- [Problem]: Omit all images. Write out the rest of the material exactly.

-- BEGIN --

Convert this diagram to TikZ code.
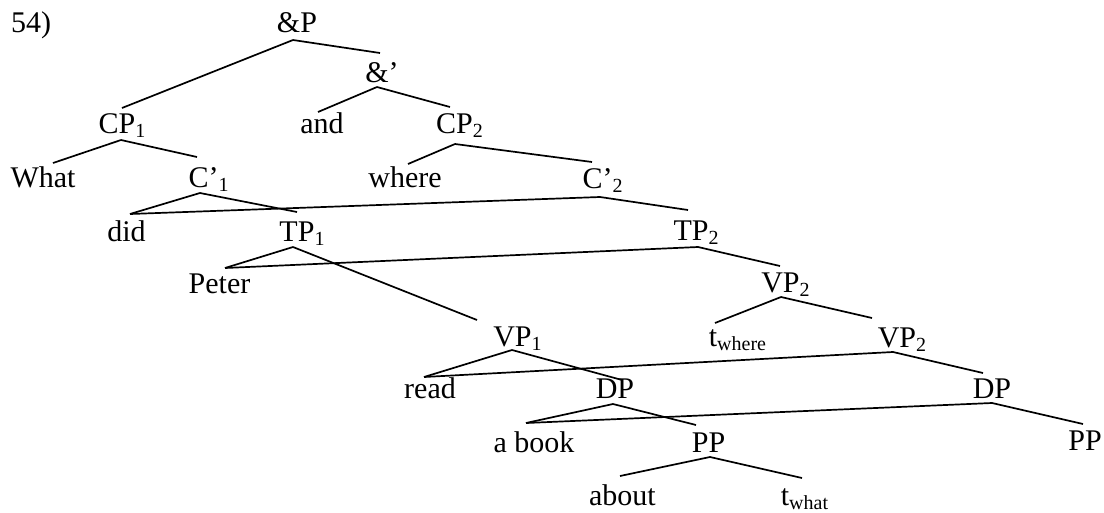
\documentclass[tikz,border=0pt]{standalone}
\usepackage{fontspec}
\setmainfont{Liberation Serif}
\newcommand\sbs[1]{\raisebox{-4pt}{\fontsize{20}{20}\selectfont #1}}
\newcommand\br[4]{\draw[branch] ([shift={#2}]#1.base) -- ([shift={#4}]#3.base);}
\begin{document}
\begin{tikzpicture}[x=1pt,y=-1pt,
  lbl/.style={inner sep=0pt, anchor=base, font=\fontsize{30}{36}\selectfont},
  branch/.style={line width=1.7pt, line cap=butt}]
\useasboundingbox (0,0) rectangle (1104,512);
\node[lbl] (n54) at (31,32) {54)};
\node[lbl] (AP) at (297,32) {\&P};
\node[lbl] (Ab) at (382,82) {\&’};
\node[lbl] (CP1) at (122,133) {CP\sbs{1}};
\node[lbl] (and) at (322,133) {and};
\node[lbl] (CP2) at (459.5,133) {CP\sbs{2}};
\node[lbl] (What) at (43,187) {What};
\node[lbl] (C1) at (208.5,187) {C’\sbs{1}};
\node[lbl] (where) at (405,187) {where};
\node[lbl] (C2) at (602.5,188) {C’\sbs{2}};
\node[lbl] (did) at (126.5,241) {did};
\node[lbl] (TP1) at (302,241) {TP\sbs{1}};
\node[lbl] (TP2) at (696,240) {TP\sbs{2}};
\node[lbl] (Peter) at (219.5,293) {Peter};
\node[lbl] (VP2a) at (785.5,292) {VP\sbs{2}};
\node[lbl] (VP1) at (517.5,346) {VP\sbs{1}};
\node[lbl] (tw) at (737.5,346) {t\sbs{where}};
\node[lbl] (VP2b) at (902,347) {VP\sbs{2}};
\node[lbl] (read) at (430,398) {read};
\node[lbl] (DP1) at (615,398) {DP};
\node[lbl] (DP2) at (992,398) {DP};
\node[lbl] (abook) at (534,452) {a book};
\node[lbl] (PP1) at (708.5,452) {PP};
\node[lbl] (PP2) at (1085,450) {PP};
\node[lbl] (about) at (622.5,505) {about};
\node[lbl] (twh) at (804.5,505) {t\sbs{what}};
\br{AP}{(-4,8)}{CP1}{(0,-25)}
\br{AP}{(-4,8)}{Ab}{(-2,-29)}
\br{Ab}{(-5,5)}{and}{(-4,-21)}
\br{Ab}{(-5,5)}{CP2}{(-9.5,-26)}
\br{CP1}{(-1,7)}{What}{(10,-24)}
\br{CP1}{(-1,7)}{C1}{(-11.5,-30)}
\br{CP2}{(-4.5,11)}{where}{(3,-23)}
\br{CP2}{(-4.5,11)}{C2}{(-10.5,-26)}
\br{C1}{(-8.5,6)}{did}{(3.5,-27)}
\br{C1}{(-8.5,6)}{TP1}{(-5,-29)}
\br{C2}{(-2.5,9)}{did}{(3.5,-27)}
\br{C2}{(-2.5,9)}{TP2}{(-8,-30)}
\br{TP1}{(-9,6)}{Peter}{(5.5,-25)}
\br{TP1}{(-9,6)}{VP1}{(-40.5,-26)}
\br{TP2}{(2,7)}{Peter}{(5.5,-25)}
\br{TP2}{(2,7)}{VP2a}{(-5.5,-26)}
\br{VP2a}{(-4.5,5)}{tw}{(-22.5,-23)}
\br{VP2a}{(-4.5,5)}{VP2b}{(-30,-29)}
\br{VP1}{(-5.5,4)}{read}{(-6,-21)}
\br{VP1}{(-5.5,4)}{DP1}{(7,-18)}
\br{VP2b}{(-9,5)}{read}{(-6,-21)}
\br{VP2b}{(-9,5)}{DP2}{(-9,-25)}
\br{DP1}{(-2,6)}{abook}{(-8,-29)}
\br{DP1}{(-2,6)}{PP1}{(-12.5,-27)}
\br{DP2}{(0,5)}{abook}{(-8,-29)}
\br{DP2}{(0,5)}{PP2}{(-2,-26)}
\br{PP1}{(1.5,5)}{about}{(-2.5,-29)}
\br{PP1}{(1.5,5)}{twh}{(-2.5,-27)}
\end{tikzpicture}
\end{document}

-- END --

- [Response]:
Convert this diagram to TikZ code.
\documentclass[tikz,border=0pt]{standalone}
\usepackage{fontspec}
\setmainfont{Liberation Serif}
\newcommand\sbs[1]{\raisebox{-4pt}{\fontsize{20}{20}\selectfont #1}}
\newcommand\br[4]{\draw[branch] ([shift={#2}]#1.base) -- ([shift={#4}]#3.base);}
\begin{document}
\begin{tikzpicture}[x=1pt,y=-1pt,
  lbl/.style={inner sep=0pt, anchor=base, font=\fontsize{30}{36}\selectfont},
  branch/.style={line width=1.7pt, line cap=butt}]
\useasboundingbox (0,0) rectangle (1104,512);
\node[lbl] (n54) at (31,32) {54)};
\node[lbl] (AP) at (297,32) {\&P};
\node[lbl] (Ab) at (382,82) {\&’};
\node[lbl] (CP1) at (122,133) {CP\sbs{1}};
\node[lbl] (and) at (322,133) {and};
\node[lbl] (CP2) at (459.5,133) {CP\sbs{2}};
\node[lbl] (What) at (43,187) {What};
\node[lbl] (C1) at (208.5,187) {C’\sbs{1}};
\node[lbl] (where) at (405,187) {where};
\node[lbl] (C2) at (602.5,188) {C’\sbs{2}};
\node[lbl] (did) at (126.5,241) {did};
\node[lbl] (TP1) at (302,241) {TP\sbs{1}};
\node[lbl] (TP2) at (696,240) {TP\sbs{2}};
\node[lbl] (Peter) at (219.5,293) {Peter};
\node[lbl] (VP2a) at (785.5,292) {VP\sbs{2}};
\node[lbl] (VP1) at (517.5,346) {VP\sbs{1}};
\node[lbl] (tw) at (737.5,346) {t\sbs{where}};
\node[lbl] (VP2b) at (902,347) {VP\sbs{2}};
\node[lbl] (read) at (430,398) {read};
\node[lbl] (DP1) at (615,398) {DP};
\node[lbl] (DP2) at (992,398) {DP};
\node[lbl] (abook) at (534,452) {a book};
\node[lbl] (PP1) at (708.5,452) {PP};
\node[lbl] (PP2) at (1085,450) {PP};
\node[lbl] (about) at (622.5,505) {about};
\node[lbl] (twh) at (804.5,505) {t\sbs{what}};
\br{AP}{(-4,8)}{CP1}{(0,-25)}
\br{AP}{(-4,8)}{Ab}{(-2,-29)}
\br{Ab}{(-5,5)}{and}{(-4,-21)}
\br{Ab}{(-5,5)}{CP2}{(-9.5,-26)}
\br{CP1}{(-1,7)}{What}{(10,-24)}
\br{CP1}{(-1,7)}{C1}{(-11.5,-30)}
\br{CP2}{(-4.5,11)}{where}{(3,-23)}
\br{CP2}{(-4.5,11)}{C2}{(-10.5,-26)}
\br{C1}{(-8.5,6)}{did}{(3.5,-27)}
\br{C1}{(-8.5,6)}{TP1}{(-5,-29)}
\br{C2}{(-2.5,9)}{did}{(3.5,-27)}
\br{C2}{(-2.5,9)}{TP2}{(-8,-30)}
\br{TP1}{(-9,6)}{Peter}{(5.5,-25)}
\br{TP1}{(-9,6)}{VP1}{(-40.5,-26)}
\br{TP2}{(2,7)}{Peter}{(5.5,-25)}
\br{TP2}{(2,7)}{VP2a}{(-5.5,-26)}
\br{VP2a}{(-4.5,5)}{tw}{(-22.5,-23)}
\br{VP2a}{(-4.5,5)}{VP2b}{(-30,-29)}
\br{VP1}{(-5.5,4)}{read}{(-6,-21)}
\br{VP1}{(-5.5,4)}{DP1}{(7,-18)}
\br{VP2b}{(-9,5)}{read}{(-6,-21)}
\br{VP2b}{(-9,5)}{DP2}{(-9,-25)}
\br{DP1}{(-2,6)}{abook}{(-8,-29)}
\br{DP1}{(-2,6)}{PP1}{(-12.5,-27)}
\br{DP2}{(0,5)}{abook}{(-8,-29)}
\br{DP2}{(0,5)}{PP2}{(-2,-26)}
\br{PP1}{(1.5,5)}{about}{(-2.5,-29)}
\br{PP1}{(1.5,5)}{twh}{(-2.5,-27)}
\end{tikzpicture}
\end{document}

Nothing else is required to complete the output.